Have you ever wanted to use the UNIX shell utility tee, but instead of simply dumping to a file, invoke a series of subcommands that would run inside the pipeline? If so, I give you ptee, now available in version 1.0.

ptee extends the idea of tee by allowing not just filenames, but a whole shell expression (or command). For instance: ... | ptee "grep foo | zcat > outfile" | ... The expression in quotes is passed to a new instance of the active shell (expressed by $SHELL), and the standard input to ptee is duplicated, both to normal standard output and to this new sub-shell (and any number of commands given to ptee). In effect, the sub-shell is running in parallel with the normal shell pipeline. The simplest case of running ptee is with no arguments, where it acts as an expensive version of the “|” operator.

ptee accepts any realistic number of command line arguments, which are all launched and will receive a copy of the pipeline data.

There are of course some restrictions:

  • The sub-shell standard output is thrown away; its simply not generically possible to try re-weaving it with the normal data flow.
  • Also, ptee does not buffer large amounts of data internally, meaning the shell pipeline will run at the speed of the slowest sub-shell (if the slowest command is stalled, the whole pipeline will be stalled). ptee is however tolerant of sub-shells aborting early, and will continue passing data to any remaining outputs.
  • Sub-shell exit codes are ignored and not propagated to the main ptee exit code.

ptee will compile on most POSIX like systems; I have tested both Linux (Ubuntu 8.04) and FreeBSD (7.1).
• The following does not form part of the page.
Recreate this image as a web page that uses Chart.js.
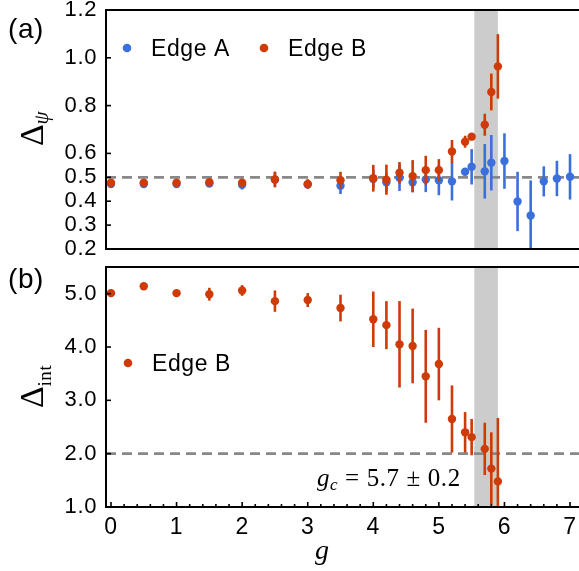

Feel free to grab the download here (available as a .tar.gz).

The very simple C code is made available under an MIT license. It launches very quickly, and is very light weight, perfect for shell scripting. I’d like to hear ideas you have for using ptee in your normal shell scripting activities. I know I am going to be cleaning up some ugly git post-receive hooks I have created in the past. How about you?